=== LISTED ENTRIES ===

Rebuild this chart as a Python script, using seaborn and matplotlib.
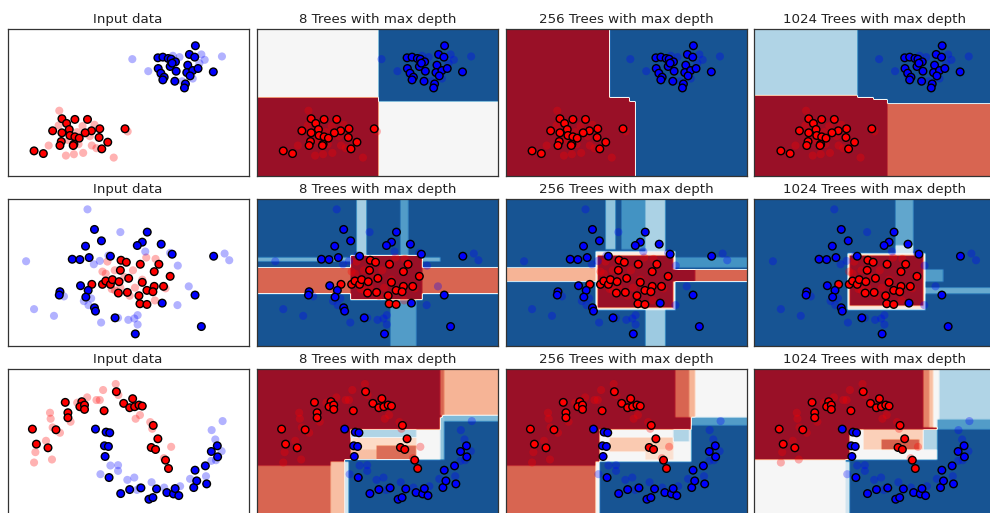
import numpy as np
import pandas as pd
import matplotlib
matplotlib.use("Agg")
import matplotlib.pyplot as plt
import seaborn as sns

sns.set_style("white")
plt.rcParams['font.family'] = ['DejaVu Sans']

# ---------------- titles ----------------
col_titles = ["Input data", "8 Trees with max depth",
              "256 Trees with max depth", "1024 Trees with max depth"]

# ---------------- data (panel units: x 0..726, y 0..439) ----------------
# Row 1 : two blobs
r1_train_blue = [(566,389),(453,353),(468,355),(484,351),(493,349),(506,341),(548,363),(564,355),
                 (454,321),(490,327),(508,313),(543,331),(540,309),(558,315),(574,321),(620,311),
                 (462,307),(472,295),(468,287),(504,283),(550,299),(536,275),(533,263),(496,337)]
r1_test_blue = [(376,349),(424,313),(498,359),(518,355),(584,363),(594,347),(646,357),(578,337),
                (526,283),(462,301),(558,291)]
r1_train_red = [(354,141),(164,171),(203,169),(241,169),(178,157),(136,135),(186,139),(164,129),
                (253,135),(278,141),(188,121),(203,117),(216,113),(234,129),(276,115),(162,103),
                (200,95),(158,91),(302,101),(284,81),(80,75),(108,67),(198,91)]
r1_test_red = [(156,195),(154,151),(226,149),(262,153),(210,131),(248,119),(124,91),(176,61),
               (200,65),(228,69),(320,55),(362,133),(254,91),(268,83),(184,107),(214,95)]

# Row 2 : circles
r2_train_blue = [(262,349),(421,341),(283,315),(406,311),(391,301),(463,305),(235,299),(246,265),
                 (195,260),(218,259),(310,269),(496,275),(621,269),(220,181),(243,167),(158,163),
                 (156,153),(236,147),(262,115),(265,105),(324,85),(466,129),(565,153),(584,59),(385,37)]
r2_test_blue = [(241,409),(340,341),(415,283),(490,279),(278,255),(260,245),(56,254),(513,241),
                (654,277),(668,257),(546,179),(170,149),(230,135),(244,123),(252,143),(80,111),
                (140,91),(282,71),(333,85),(364,79),(382,83),(392,93),(392,65),(512,123),(304,271)]
r2_train_red = [(342,257),(358,251),(400,245),(456,245),(340,227),(442,223),(490,209),(365,203),
                (254,185),(286,185),(296,195),(310,185),(316,199),(336,193),(406,191),(442,179),
                (470,179),(334,159),(361,161),(420,167),(438,163),(396,151),(399,127),(420,125)]
r2_test_red = [(301,253),(418,265),(446,261),(286,223),(323,227),(378,227),(352,207),(406,199),
               (296,217),(314,171),(340,175),(384,175),(476,173),(368,151),(444,137),(324,167)]

# Row 3 : moons
r3_train_red = [(328,373),(174,341),(224,343),(218,328),(232,333),(232,320),(182,310),(182,295),
                (291,316),(350,338),(377,352),(368,325),(383,328),(396,333),(406,330),(75,261),
                (146,259),(439,272),(87,216),(122,205),(453,232),(433,206),(446,200),(476,168),(485,143)]
r3_test_red = [(326,396),(288,378),(240,356),(210,340),(268,348),(278,348),(334,363),(128,310),
               (130,292),(190,283),(136,266),(158,250),(116,226),(84,192),(134,170),(80,161),
               (386,292),(399,303),(430,282),(436,262),(493,208),(471,174)]
r3_train_blue = [(265,261),(297,252),(308,250),(292,211),(304,209),(294,179),(306,116),(341,68),
                 (368,80),(402,85),(426,51),(438,56),(449,82),(480,71),(500,67),(516,62),(505,83),
                 (565,138),(561,86),(570,106),(600,97),(596,151),(614,194),(632,211),(633,178)]
r3_test_blue = [(648,285),(615,258),(626,230),(645,195),(614,166),(628,168),(280,126),(310,152),
                (333,153),(333,136),(361,109),(382,116),(390,79),(434,102),(472,86),(520,90),
                (550,112),(598,120),(398,86)]

# ---------------- forest probability maps (background value, regions x0,x1,y0,y1,p) -------
DR, DB = 0.07, 0.93
r1_8 = (0.5, [(0,364,0,235,DR), (364,726,222,439,DB)])
r1_256 = (DB, [(0,315,0,439,DR), (315,370,0,237,DR), (370,392,0,222,DR)])
r1_1024 = (DB, [(0,313,242,439,0.65), (0,313,0,242,DR), (313,363,0,237,DR), (363,403,0,227,DR),
                (403,726,0,217,0.21)])

r2_8 = (DB, [(303,333,265,439,0.67), (432,458,265,439,0.78), (405,478,0,140,0.78),
             (0,280,255,265,0.74), (500,550,255,263,0.74), (0,726,157,237,0.21),
             (280,500,137,272,DR)])
r2_256 = (DB, [(303,328,287,439,0.7), (351,423,287,439,0.8), (423,483,272,439,0.66),
               (423,478,0,127,0.68), (503,728,232,265,0.8), (0,280,190,234,0.33),
               (268,510,108,282,0.47), (275,503,117,272,DR), (503,568,192,229,DR),
               (568,728,192,229,0.21)])
r2_1024 = (DB, [(425,480,302,439,0.76), (428,483,267,302,0.6), (508,570,192,229,0.78),
                (508,728,155,175,0.75), (283,515,110,275,0.45), (288,508,122,269,DR)])

r3_8 = (DR, [(0,225,0,153,0.21), (225,270,0,163,0.35), (265,560,0,168,DB), (265,278,0,165,0.6),
             (560,726,0,283,DB), (560,726,283,298,0.72), (565,726,298,440,0.33),
             (555,565,298,440,0.21), (280,560,168,258,0.5), (280,480,233,258,0.65),
             (290,480,198,233,0.4), (360,480,168,208,0.22), (280,360,168,198,0.35),
             (553,563,168,293,0.7)])
r3_256 = (DR, [(513,553,293,440,0.21), (553,573,293,440,0.33), (573,728,293,440,0.5),
               (558,728,0,268,DB), (558,728,268,293,0.78), (0,268,0,153,0.21),
               (283,558,0,163,DB), (268,283,0,163,0.5), (283,558,163,260,0.5),
               (313,503,190,232,0.37), (503,553,223,258,0.65), (420,503,168,200,0.42)])
r3_1024 = (DR, [(508,528,263,440,0.25), (528,543,263,440,0.35), (543,558,263,440,0.5),
                (558,728,283,440,0.65), (553,728,0,258,DB), (553,728,258,288,0.78),
                (0,278,0,168,0.5), (278,553,0,168,DB), (278,288,0,165,0.6),
                (288,553,168,258,0.5), (328,508,198,258,0.38), (383,498,198,228,0.2),
                (508,553,198,258,0.65)])

rows = [
    dict(train_red=r1_train_red, train_blue=r1_train_blue, test_red=r1_test_red,
         test_blue=r1_test_blue, surf=[r1_8, r1_256, r1_1024], ymax=439),
    dict(train_red=r2_train_red, train_blue=r2_train_blue, test_red=r2_test_red,
         test_blue=r2_test_blue, surf=[r2_8, r2_256, r2_1024], ymax=439),
    dict(train_red=r3_train_red, train_blue=r3_train_blue, test_red=r3_test_red,
         test_blue=r3_test_blue, surf=[r3_8, r3_256, r3_1024], ymax=440),
]
XMAX = 726


def to_frame(red, blue):
    df = pd.DataFrame(red + blue, columns=["x", "y"])
    df["cls"] = ["red"] * len(red) + ["blue"] * len(blue)
    return df


def paint(surf, ymax, step=6):
    bg, regions = surf
    xs = np.arange(step / 2, XMAX, step)
    ys = np.arange(step / 2, ymax, step)
    X, Y = np.meshgrid(xs, ys)
    Z = np.full(X.shape, bg, dtype=float)
    for x0, x1, y0, y1, v in regions:
        Z[(X >= x0) & (X < x1) & (Y >= y0) & (Y < y1)] = v
    return Z


palette = {"red": "#FF0000", "blue": "#0000FF"}

W, H = 990, 513
fig = plt.figure(figsize=(W / 100, H / 100), dpi=100)
col_left = [7.5, 256.7, 505.5, 754.3]
row_top = [29.0, 199.3, 369.3]
aw, ah = 241.0, 147.0

for r, row in enumerate(rows):
    train = to_frame(row["train_red"], row["train_blue"])
    test = to_frame(row["test_red"], row["test_blue"])
    for c in range(4):
        ax = fig.add_axes([col_left[c] / W, (H - row_top[r] - ah) / H, aw / W, ah / H])
        if c > 0:
            Z = paint(row["surf"][c - 1], row["ymax"])
            ax.imshow(Z, extent=(0, XMAX, 0, row["ymax"]), origin="lower", cmap="RdBu",
                      vmin=0, vmax=1, aspect="auto", interpolation="bilinear",
                      interpolation_stage="data")
        sns.scatterplot(data=test, x="x", y="y", hue="cls", palette=palette, ax=ax,
                        legend=False, s=34, alpha=0.3, edgecolor="none", linewidth=0)
        sns.scatterplot(data=train, x="x", y="y", hue="cls", palette=palette, ax=ax,
                        legend=False, s=30, edgecolor="black", linewidth=1.0)
        ax.set_xlim(0, XMAX)
        ax.set_ylim(0, row["ymax"])
        ax.set_xticks([])
        ax.set_yticks([])
        ax.set_xlabel("")
        ax.set_ylabel("")
        for sp in ax.spines.values():
            sp.set_color("#333333")
            sp.set_linewidth(0.9)
        ax.set_title(col_titles[c], fontsize=9.6, pad=4.5, color="#222222")

fig.savefig("out.png", dpi=100)
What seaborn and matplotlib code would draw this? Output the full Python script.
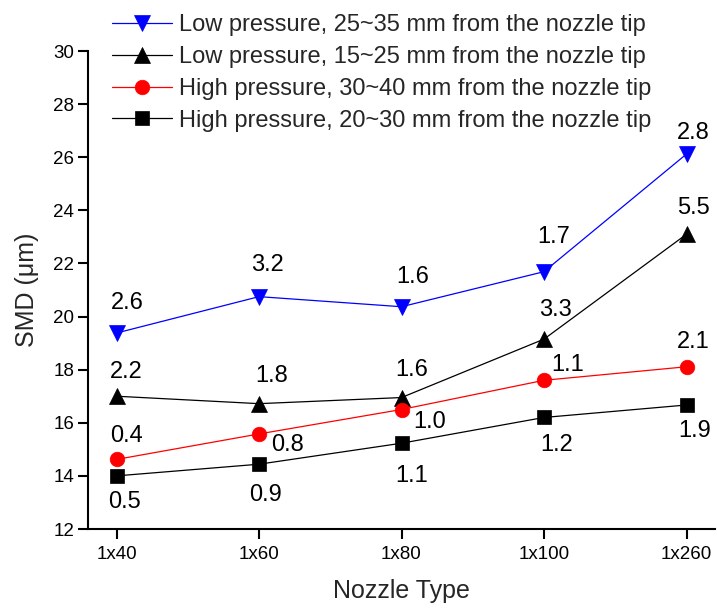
import matplotlib
matplotlib.use("Agg")
import matplotlib.pyplot as plt
import seaborn as sns
import pandas as pd

sns.set_theme(style="ticks")
plt.rcParams["font.family"] = ["Liberation Sans", "DejaVu Sans"]

# Nozzle types on the x axis
nozzles = ["1x40", "1x60", "1x80", "1x100", "1x260"]

# Mean SMD (um) for each condition
smd_low_25_35 = [19.38, 20.75, 20.37, 21.69, 26.12]
smd_low_15_25 = [17.0, 16.72, 16.95, 19.15, 23.1]
smd_high_30_40 = [14.62, 15.58, 16.5, 17.6, 18.11]
smd_high_20_30 = [14.0, 14.44, 15.23, 16.2, 16.67]

# Value labels printed beside each point
lbl_low_25_35 = ["2.6", "3.2", "1.6", "1.7", "2.8"]
lbl_low_15_25 = ["2.2", "1.8", "1.6", "3.3", "5.5"]
lbl_high_30_40 = ["0.4", "0.8", "1.0", "1.1", "2.1"]
lbl_high_20_30 = ["0.5", "0.9", "1.1", "1.2", "1.9"]

series_names = [
    "Low pressure, 25~35 mm from the nozzle tip",
    "Low pressure, 15~25 mm from the nozzle tip",
    "High pressure, 30~40 mm from the nozzle tip",
    "High pressure, 20~30 mm from the nozzle tip",
]

# label placement (pixel offsets from the point: right, up)
off_low_25_35 = [(11, 30), (8, 32), (11, 30), (10, 35), (7, 21)]
off_low_15_25 = [(10, 24), (13, 28), (10, 28), (11, 29), (7, 26)]
off_high_30_40 = [(10, 23), (28, -11), (28, -13), (24, 15), (7, 25)]
off_high_20_30 = [(8, -26), (6, -31), (10, -33), (13, -28), (8, -26)]

styles = [
    dict(color="#0000ff", marker="v", markersize=11.5),
    dict(color="black", marker="^", markersize=11.5),
    dict(color="#ff0000", marker="o", markersize=10.5),
    dict(color="black", marker="s", markersize=10),
]

all_values = [smd_low_25_35, smd_low_15_25, smd_high_30_40, smd_high_20_30]
all_labels = [lbl_low_25_35, lbl_low_15_25, lbl_high_30_40, lbl_high_20_30]
all_offsets = [off_low_25_35, off_low_15_25, off_high_30_40, off_high_20_30]

fig = plt.figure(figsize=(7.17, 6.08), dpi=100)
ax = fig.add_axes([88 / 717, 1 - 529 / 608, (715 - 88) / 717, (529 - 51) / 608])

for name, vals, st in zip(series_names, all_values, styles):
    df = pd.DataFrame({"Nozzle": nozzles, "SMD": vals})
    sns.lineplot(data=df, x="Nozzle", y="SMD", ax=ax, label=name,
                 color=st["color"], marker=st["marker"],
                 markersize=st["markersize"], markeredgewidth=0.5,
                 markeredgecolor=st["color"], linewidth=0.9, sort=False)

for vals, labels, offs in zip(all_values, all_labels, all_offsets):
    for i, (v, t, (dx, dy)) in enumerate(zip(vals, labels, offs)):
        ax.annotate(t, xy=(i, v), xytext=(dx, dy), textcoords="offset pixels",
                    ha="center", va="center", fontsize=17, color="black")

ax.set_xlim(-0.2, 4.2)
ax.set_ylim(12, 30)
ax.set_yticks(range(12, 31, 2))
ax.set_xlabel("Nozzle Type", fontsize=18, labelpad=12)
ax.set_ylabel("SMD (\u03bcm)", fontsize=18, labelpad=10)
ax.tick_params(axis="both", direction="out", length=7, width=1.5,
               labelsize=13.5, color="black", labelcolor="black")
ax.tick_params(axis="x", pad=5)
ax.tick_params(axis="y", pad=3)
for side in ["left", "bottom"]:
    ax.spines[side].set_linewidth(1.5)
    ax.spines[side].set_color("black")
sns.despine(ax=ax)

leg = ax.legend(loc="upper left", bbox_to_anchor=(112 / 717, 1 - 14 / 608),
                bbox_transform=fig.transFigure, frameon=False, fontsize=17,
                handlelength=2.55, handletextpad=0.3, labelspacing=0.42,
                borderaxespad=0, borderpad=0)

fig.savefig("out.png", dpi=100)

===

**DO THIS**
Every line of the records that includes the word "script" should be gathered.

**EXPECTED ANSWER**
Rebuild this chart as a Python script, using seaborn and matplotlib.
What seaborn and matplotlib code would draw this? Output the full Python script.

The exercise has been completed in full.